Not Being on Social Media or Living in the State of South Carolina Right Now – I’ve got both of those boxes blissfully checked at the moment after moving to Atlanta five years ago and deleting my social media accounts in a life-changing frenzy last winter. In other words, I’m in full retreat mode from thinking about, hearing about or fretting about this team (or watching and listening to others fret about this team). Sticking my head entirely in the sand has been such a precious gift when it comes to the 2019 Gamecocks. I’m occasionally (kinda sorta) able to pretend none of this is happening – and ignoring reality is so glorious. I encourage you to at least consider full retreat mode for a few days. In fact, stop reading this column right now. Really, stop. I’ll catch up with you next week.
Deflated Balls
Penalties, Dropped Passes, Dropped Passes That Lead to Pick-Sixes, and Other Hallmarks of a Team That Is the Opposite of a Well-Oiled Machine – Is there such a thing as a poorly-oiled machine? This is one. Can somebody go to Costco and grab an industrial-sized bottle of Valvoline?

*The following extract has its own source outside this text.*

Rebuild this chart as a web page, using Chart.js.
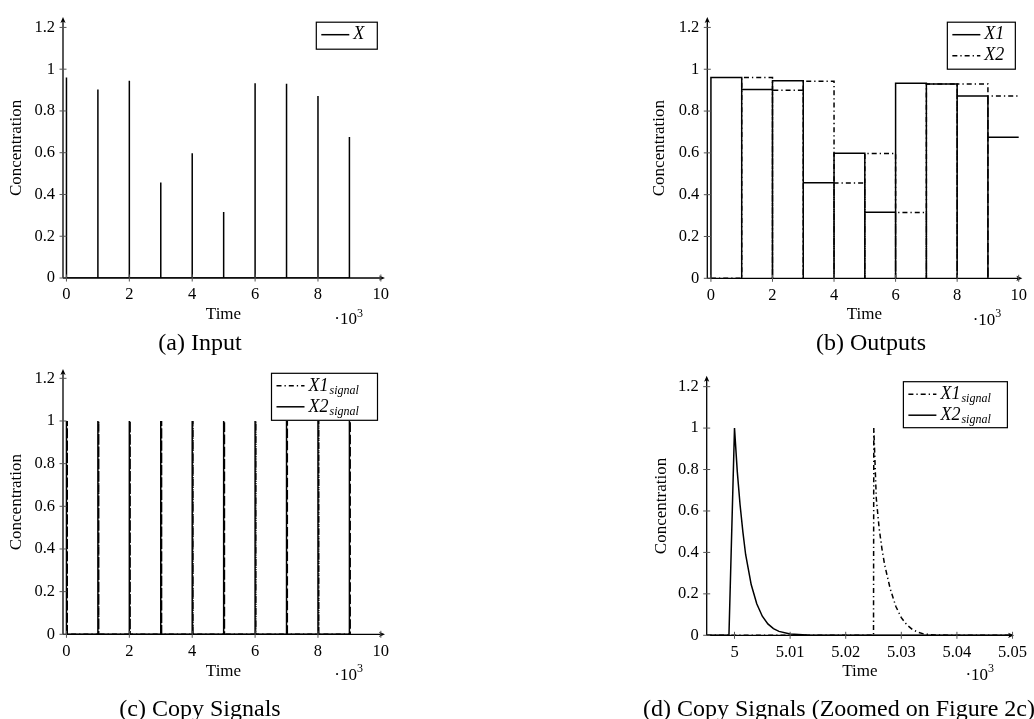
<!DOCTYPE html>
<html>
<head>
<meta charset="utf-8">
<script src="https://cdn.jsdelivr.net/npm/chart.js@4.4.1/dist/chart.umd.min.js"></script>
<style>
  html, body { margin: 0; padding: 0; background: #fff; }
  body { width: 1034px; height: 719px; position: relative; overflow: hidden; font-family: "Liberation Serif", serif; }
  canvas { position: absolute; left: 0; top: 0; }
  .cap { position: absolute; font-size: 24px; color: #000; white-space: nowrap; transform: translate(-50%, -50%); }
  .cap.left { transform: translate(0, -50%); }
</style>
</head>
<body>
<canvas id="chartA" width="1034" height="719"></canvas>
<canvas id="chartB" width="1034" height="719"></canvas>
<canvas id="chartC" width="1034" height="719"></canvas>
<canvas id="chartD" width="1034" height="719"></canvas>
<div class="cap" style="left:200px;top:342px">(a) Input</div>
<div class="cap" style="left:871px;top:342px">(b) Outputs</div>
<div class="cap" style="left:200px;top:708px">(c) Copy Signals</div>
<div class="cap left" style="left:643px;top:708px">(d) Copy Signals (Zoomed on Figure 2c)</div>
<script>
// ---- data ----
const inputTimes = [0, 1000, 2000, 3000, 4000, 5000, 6000, 7000, 8000, 9000];
const inputX = [0.96, 0.903, 0.945, 0.457, 0.598, 0.316, 0.933, 0.93, 0.872, 0.675];

const stepTimes = [0, 1000, 2000, 3000, 4000, 5000, 6000, 7000, 8000, 9000];
const stepEnd = 10000;
const outputX1 = [0.96, 0.903, 0.945, 0.457, 0.598, 0.316, 0.933, 0.93, 0.872, 0.675];
const outputX2 = [0, 0.96, 0.90, 0.943, 0.456, 0.597, 0.315, 0.93, 0.93, 0.872];

const signalTimesX1 = [25, 1025, 2025, 3025, 4025, 5025, 6025, 7025, 8025, 9025];
const signalTimesX2 = [0, 1000, 2000, 3000, 4000, 5000, 6000, 7000, 8000, 9000];
const signalPeaks = [1, 1, 1, 1, 1, 1, 1, 1, 1, 1];

const zoomTimesX1 = [4995, 5025, 5025.05, 5025.5, 5026, 5026.5, 5027, 5028, 5029, 5030, 5031, 5032, 5033, 5034, 5036, 5050];
const zoomX1 = [0, 0, 1, 0.66, 0.52, 0.42, 0.34, 0.225, 0.14, 0.085, 0.05, 0.028, 0.015, 0.007, 0.001, 0];
const zoomTimesX2 = [4995, 4999, 5000, 5000.5, 5001, 5001.5, 5002, 5003, 5004, 5005, 5006, 5007, 5008, 5010, 5013, 5050];
const zoomX2 = [0, 0, 1, 0.79, 0.63, 0.5, 0.39, 0.245, 0.152, 0.092, 0.055, 0.032, 0.019, 0.006, 0.001, 0];

const xTicksFull = [0, 2000, 4000, 6000, 8000, 10000];
const xLabelsFull = ['0', '2', '4', '6', '8', '10'];
const xTicksZoom = [5000, 5010, 5020, 5030, 5040, 5050];
const xLabelsZoom = ['5', '5.01', '5.02', '5.03', '5.04', '5.05'];
const yTicks = [0, 0.2, 0.4, 0.6, 0.8, 1, 1.2];
const yLabels = ['0', '0.2', '0.4', '0.6', '0.8', '1', '1.2'];

// ---- helpers to turn the arrays into point lists ----
function spikes(times, vals) {
  const pts = [];
  times.forEach((t, i) => { pts.push({x: t, y: 0}, {x: t, y: vals[i]}, {x: t, y: 0}); });
  return pts;
}
function steps(times, vals, end) {
  const pts = [];
  times.forEach((t, i) => {
    const next = i < times.length - 1 ? times[i + 1] : end;
    pts.push({x: t, y: 0}, {x: t, y: vals[i]}, {x: next, y: vals[i]});
  });
  return pts;
}
function pairs(times, vals) {
  return times.map((t, i) => ({x: t, y: vals[i]}));
}

const SERIF = '"Liberation Serif", "Times New Roman", serif';
const DASHDOT = [5, 3, 1.3, 3];
const LW = 1.5;

function lineSet(label, sub, pts, dash) {
  return {
    label: label, sub: sub, data: pts,
    borderColor: '#000', borderWidth: LW, borderDash: dash || [],
    pointRadius: 0, tension: 0, fill: false
  };
}

// axes with arrows, crossing tick marks, inner legend box, x10^3 label
const pgfLook = {
  id: 'pgfLook',
  afterDatasetsDraw(chart, args, o) {
    const {ctx, chartArea: a} = chart;
    const x = chart.scales.x, y = chart.scales.y;
    ctx.save();
    ctx.strokeStyle = '#000';
    ctx.fillStyle = '#000';
    ctx.lineWidth = 1.3;
    ctx.beginPath();
    ctx.moveTo(a.left, a.bottom); ctx.lineTo(a.right - 2, a.bottom);
    ctx.moveTo(a.left, a.bottom); ctx.lineTo(a.left, a.top + 2);
    ctx.stroke();
    // arrow heads
    ctx.beginPath();
    ctx.moveTo(a.right + 1, a.bottom);
    ctx.lineTo(a.right - 5, a.bottom - 2.6);
    ctx.lineTo(a.right - 3.5, a.bottom);
    ctx.lineTo(a.right - 5, a.bottom + 2.6);
    ctx.closePath(); ctx.fill();
    ctx.beginPath();
    ctx.moveTo(a.left, a.top - 1);
    ctx.lineTo(a.left - 2.6, a.top + 5);
    ctx.lineTo(a.left, a.top + 3.5);
    ctx.lineTo(a.left + 2.6, a.top + 5);
    ctx.closePath(); ctx.fill();
    // tick marks crossing the axes
    ctx.strokeStyle = '#555';
    ctx.lineWidth = 1;
    ctx.beginPath();
    x.ticks.forEach(t => {
      const px = x.getPixelForValue(t.value);
      ctx.moveTo(px, a.bottom - 3.5); ctx.lineTo(px, a.bottom + 3.5);
    });
    y.ticks.forEach(t => {
      const py = y.getPixelForValue(t.value);
      ctx.moveTo(a.left - 3.5, py); ctx.lineTo(a.left + 3.5, py);
    });
    ctx.stroke();

    // legend
    const L = o.legend;
    const left = a.right - L.dx - L.w, top = a.top + L.dy;
    ctx.fillStyle = '#fff';
    ctx.fillRect(left, top, L.w, L.h);
    ctx.strokeStyle = '#000';
    ctx.lineWidth = 1.2;
    ctx.strokeRect(left, top, L.w, L.h);
    chart.data.datasets.forEach((d, i) => {
      const yy = top + 12.5 + 21 * i;
      ctx.setLineDash(d.borderDash);
      ctx.lineWidth = LW;
      ctx.beginPath(); ctx.moveTo(left + 5, yy); ctx.lineTo(left + 33, yy); ctx.stroke();
      ctx.setLineDash([]);
      ctx.fillStyle = '#000';
      ctx.textBaseline = 'middle';
      ctx.textAlign = 'left';
      ctx.font = 'italic 18px ' + SERIF;
      ctx.fillText(d.label, left + 37, yy);
      if (d.sub) {
        const w = ctx.measureText(d.label).width;
        ctx.font = 'italic 12px ' + SERIF;
        ctx.fillText(d.sub, left + 38 + w, yy + 5);
      }
    });

    // multiplier
    ctx.font = '17px ' + SERIF;
    const base = '\u00b710';
    const wb = ctx.measureText(base).width;
    ctx.font = '12px ' + SERIF;
    const ws = ctx.measureText('3').width;
    const mx = a.right - o.mult.dx - wb - ws, my = a.bottom + o.mult.dy;
    ctx.textAlign = 'left';
    ctx.textBaseline = 'middle';
    ctx.font = '17px ' + SERIF;
    ctx.fillText(base, mx, my);
    ctx.font = '12px ' + SERIF;
    ctx.fillText('3', mx + wb, my - 6);
    ctx.restore();
  }
};

const TLH = 10.2; // half line height of 17px axis titles

function makeChart(id, datasets, ax) {
  return new Chart(document.getElementById(id), {
    type: 'line',
    data: {datasets: datasets},
    plugins: [pgfLook],
    options: {
      responsive: false,
      animation: false,
      events: [],
      layout: {padding: {left: ax.yTitleX - TLH, top: ax.top, right: 1034 - ax.right, bottom: 719 - (ax.xTitleY + TLH)}},
      plugins: {
        legend: {display: false},
        tooltip: {enabled: false},
        pgfLook: {legend: ax.legend, mult: ax.mult}
      },
      scales: {
        x: {
          type: 'linear', min: ax.xMin, max: ax.xMax,
          afterBuildTicks: s => { s.ticks = ax.xTicks.map(v => ({value: v})); },
          afterFit: s => { s.height = ax.xTitleY + TLH - ax.bottom; },
          ticks: {autoSkip: false, maxRotation: 0, padding: 7, color: '#000',
                  font: {family: SERIF, size: 16.5}, callback: (v, i) => ax.xLabels[i]},
          grid: {display: false, drawTicks: false},
          border: {display: false},
          title: {display: true, text: 'Time', padding: 0, color: '#000', font: {family: SERIF, size: 17, lineHeight: 1.2}}
        },
        y: {
          type: 'linear', min: 0, max: ax.yMax,
          afterBuildTicks: s => { s.ticks = yTicks.map(v => ({value: v})); },
          afterFit: s => { s.width = ax.left - (ax.yTitleX - TLH); },
          ticks: {autoSkip: false, padding: 8, color: '#000',
                  font: {family: SERIF, size: 16.5}, callback: (v, i) => yLabels[i]},
          grid: {display: false, drawTicks: false},
          border: {display: false},
          title: {display: true, text: 'Concentration', padding: 0, color: '#000', font: {family: SERIF, size: 17, lineHeight: 1.2}}
        }
      }
    }
  });
}

makeChart('chartA', [
  lineSet('X', '', spikes(inputTimes, inputX))
], {left: 63, right: 384, top: 13, bottom: 278, xMin: -110, xMax: 10100, yMax: 1.2456,
    xTicks: xTicksFull, xLabels: xLabelsFull, yTitleX: 16.7, xTitleY: 315,
    legend: {dx: 6.7, dy: 4.3, w: 61, h: 27}, mult: {dx: 21, dy: 42}});

makeChart('chartB', [
  lineSet('X1', '', steps(stepTimes, outputX1, stepEnd)),
  lineSet('X2', '', steps(stepTimes, outputX2, stepEnd), DASHDOT)
], {left: 707.3, right: 1027.7, top: 13, bottom: 278.3, xMin: -118, xMax: 10086, yMax: 1.2456,
    xTicks: xTicksFull, xLabels: xLabelsFull, yTitleX: 660, xTitleY: 315,
    legend: {dx: 6, dy: 4.3, w: 68, h: 47}, mult: {dx: 20, dy: 42}});

makeChart('chartC', [
  lineSet('X1', 'signal', spikes(signalTimesX1, signalPeaks), DASHDOT),
  lineSet('X2', 'signal', spikes(signalTimesX2, signalPeaks))
], {left: 63, right: 384, top: 370, bottom: 634.3, xMin: -110, xMax: 10100, yMax: 1.239,
    xTicks: xTicksFull, xLabels: xLabelsFull, yTitleX: 16.7, xTitleY: 671.7,
    legend: {dx: 6.5, dy: 3.3, w: 106, h: 47}, mult: {dx: 21, dy: 41}});

makeChart('chartD', [
  lineSet('X1', 'signal', pairs(zoomTimesX1, zoomX1), DASHDOT),
  lineSet('X2', 'signal', pairs(zoomTimesX2, zoomX2))
], {left: 706.7, right: 1019, top: 376.7, bottom: 635.3, xMin: 4995, xMax: 5050.1, yMax: 1.248,
    xTicks: xTicksZoom, xLabels: xLabelsZoom, yTitleX: 661.7, xTitleY: 671.7,
    legend: {dx: 5.7, dy: 5, w: 104, h: 46}, mult: {dx: 19, dy: 40}});
</script>
</body>
</html>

Press Boxes and Sidelines Representing the Kind of Radical Change That Would Presumably Turn South Carolina’s Offense Into a Well-Oiled Machine – Well, that didn’t work.

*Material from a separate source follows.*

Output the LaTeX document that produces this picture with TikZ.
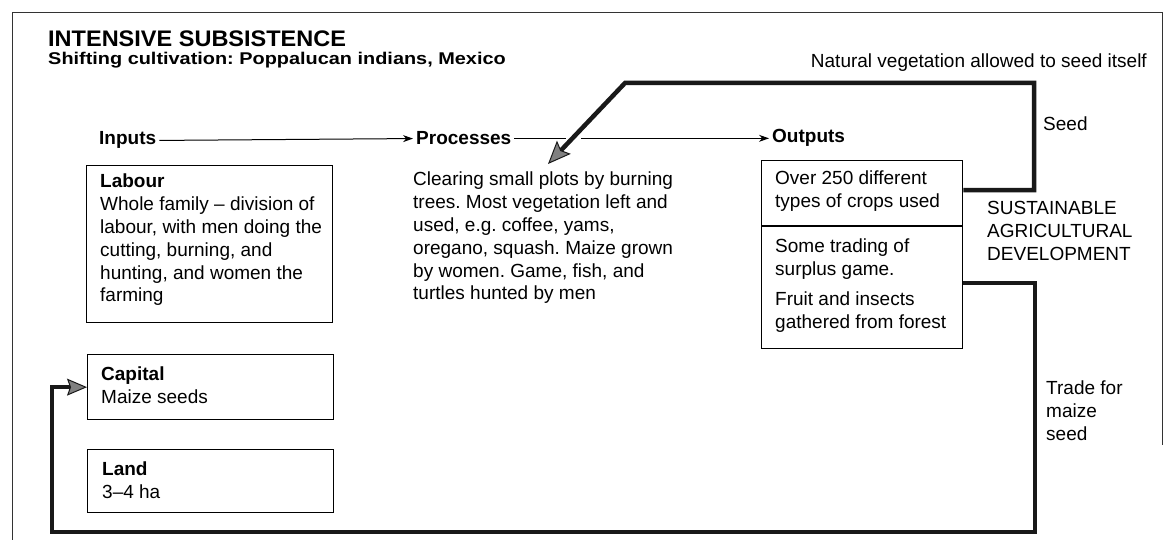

Losing as a Favorite for the Third Time This Season – This team can lose as a favorite. They can lose as an underdog. They can win as a favorite or an underdog. There’s a lot this team can do.
Me, Having to Attend a Wedding on Saturday Night and Endlessly Clicking “Refresh” on My Phone to Keep Up with a 4-5 South Carolina Team Playing Appalachian State – If ever there was a person who might need to take a break from following sports, it’s yours truly. Why was I sitting in a banquet hall as multi-colored lights flashed and wedding reception classics like “The Electric Slide” and “The Wobble” blared, hovering over an iPhone to keep up with a South Carolina team that isn’t going to a bowl game this season and doesn’t appear to be heading anywhere in particular for the future? Who knows? That’s a person whose priorities don’t appear to be in the right place (or even to make sense).

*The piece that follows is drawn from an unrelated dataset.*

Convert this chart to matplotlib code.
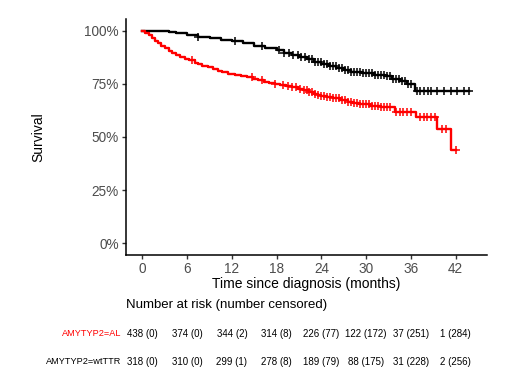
import numpy as np
import matplotlib
matplotlib.use("Agg")
import matplotlib.pyplot as plt
import matplotlib.transforms as mtransforms

plt.rcParams['font.family'] = ['Liberation Sans', 'DejaVu Sans']

# Kaplan-Meier steps (time in months, survival after the drop)
al_times = [0, 0.4, 0.9, 1.3, 1.7, 2.1, 2.5, 3.0, 3.5, 4.0, 4.5, 5.1, 5.7, 6.3, 7.0, 7.5, 8.0,
            8.8, 9.5, 10.1, 10.7, 11.5, 12.4, 13.2, 14.0, 14.8, 15.5, 16.3, 17.0, 17.8, 18.5,
            19.3, 20.0, 20.8, 21.5, 22.3, 23.0, 23.5, 24.0, 24.8, 25.5, 26.5, 27.5, 28.2, 29.0,
            30.5, 32.0, 33.8, 36.7, 39.5, 41.4]
al_surv = [1.0, 0.99, 0.978, 0.966, 0.953, 0.942, 0.93, 0.918, 0.906, 0.896, 0.887, 0.878,
           0.869, 0.86, 0.85, 0.843, 0.836, 0.827, 0.818, 0.811, 0.804, 0.798, 0.793, 0.786,
           0.78, 0.774, 0.768, 0.761, 0.755, 0.75, 0.745, 0.74, 0.734, 0.727, 0.72, 0.711,
           0.703, 0.699, 0.695, 0.689, 0.683, 0.673, 0.663, 0.659, 0.655, 0.648, 0.64, 0.616,
           0.593, 0.539, 0.437]
al_end = 42.0
al_cens = [6.7, 14.7, 16, 17.8, 18.8, 19.5, 20.1, 20.6, 21.1, 21.6, 22, 22.4, 22.8, 23.2, 23.6,
           24, 24.4, 24.8, 25.2, 25.6, 26, 26.4, 26.8, 27.2, 27.6, 28, 28.4, 28.8, 29.2, 29.6,
           30, 30.4, 30.8, 31.2, 31.6, 32, 32.4, 32.8, 33.2, 34, 34.5, 35, 35.5, 36, 37.2,
           37.7, 38.2, 38.7, 39.2, 40.2, 40.7, 42]

tt_times = [0, 3.5, 4.5, 6.0, 7.5, 9.0, 10.5, 12.0, 13.5, 15.0, 16.5, 18.0, 19.0, 20.0, 21.0,
            22.0, 23.0, 24.0, 25.0, 26.0, 27.0, 28.0, 29.5, 31.0, 32.5, 33.5, 34.5, 35.5, 36.5]
tt_surv = [1.0, 0.995, 0.988, 0.98, 0.972, 0.965, 0.958, 0.95, 0.94, 0.93, 0.92, 0.908, 0.897,
           0.885, 0.875, 0.865, 0.853, 0.843, 0.835, 0.825, 0.815, 0.808, 0.8, 0.793, 0.785,
           0.775, 0.765, 0.75, 0.718]
tt_end = 43.8
tt_cens = [7.5, 12.4, 16, 18.3, 19, 19.6, 20.2, 20.8, 21.3, 21.8, 22.3, 22.7, 23.1, 23.5, 23.9,
           24.3, 24.7, 25.1, 25.5, 25.9, 26.3, 26.7, 27.1, 27.5, 28, 28.4, 28.8, 29.2, 29.6, 30,
           30.4, 30.8, 31.2, 31.6, 32, 32.4, 32.8, 33.2, 33.6, 34, 34.4, 34.8, 35.2, 35.6, 36,
           36.8, 37.2, 37.8, 38.3, 38.7, 39.5, 40.5, 41.4, 42.2, 43.1, 43.8]

risk_times = [0, 6, 12, 18, 24, 30, 36, 42]
al_risk = ["438 (0)", "374 (0)", "344 (2)", "314 (8)", "226 (77)", "122 (172)", "37 (251)", "1 (284)"]
tt_risk = ["318 (0)", "310 (0)", "299 (1)", "278 (8)", "189 (79)", "88 (175)", "31 (228)", "2 (256)"]

red = "#FF0000"

fig = plt.figure(figsize=(5.2, 3.9), dpi=100)
ax = fig.add_axes([126/520, 1-255/390, (487-126)/520, (255-19)/390])


def km(ax, times, surv, end, cens, color):
    t = np.append(times, end)
    s = np.append(surv, surv[-1])
    ax.step(t, s, where="post", color=color, lw=1.7)
    idx = np.searchsorted(times, cens, side="right") - 1
    ax.plot(cens, np.array(surv)[idx], ls="none", marker="+", ms=5.5, mew=1.1, color=color)


km(ax, tt_times, tt_surv, tt_end, tt_cens, "black")
km(ax, al_times, al_surv, al_end, al_cens, red)

ax.set_xlim(-2.2, 46.2)
ax.set_ylim(-0.055, 1.055)
ax.set_xticks(risk_times)
ax.set_yticks([0, 0.25, 0.5, 0.75, 1.0])
ax.set_yticklabels(["0%", "25%", "50%", "75%", "100%"])
for s in ["top", "right"]:
    ax.spines[s].set_visible(False)
for s in ["left", "bottom"]:
    ax.spines[s].set_linewidth(1.1)
ax.tick_params(labelsize=9.8, labelcolor="#4D4D4D", length=3, width=1.0, color="#333333", pad=2)
ax.set_xlabel("Time since diagnosis (months)", fontsize=10, labelpad=1)
ax.set_ylabel("Survival", fontsize=10, labelpad=28)

# risk table below the plot
trans = mtransforms.blended_transform_factory(ax.transData, fig.transFigure)
fig.text(126/520, 1-305/390, "Number at risk (number censored)", fontsize=9.5, va="center", ha="left")
fig.text(121/520, 1-334/390, "AMYTYP2=AL", fontsize=6.6, color=red, va="center", ha="right")
fig.text(121/520, 1-362/390, "AMYTYP2=wtTTR", fontsize=6.6, va="center", ha="right")
for t, a, b in zip(risk_times, al_risk, tt_risk):
    ax.text(t, 1-334/390, a, transform=trans, fontsize=7, ha="center", va="center", clip_on=False)
    ax.text(t, 1-362/390, b, transform=trans, fontsize=7, ha="center", va="center", clip_on=False)

fig.savefig("out.png", dpi=100)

Having Two Games Left in an Endless 2019 Season – And those two games are against a team the Gamecocks have never beaten since they joined the SEC, and against an archrival that will likely play for the national championship again. Sigh. I’d been clinging to the absurd hope that South Carolina could go 6-6 and find themselves in a hideous mid-December bowl game…which would have accomplished, what, exactly? Let’s just get this over with and move on.
How about you? You burning all your Gamecock memorabilia or holding on to some vague, undefined belief that some sort of corner somewhere is being turned? Let me know at scottdavis@gamecockcentral.com. We’re all in this together. We may absolutely hate each other at times, but we are all in this together.
Why we’re in this together, of course, is anyone’s guess.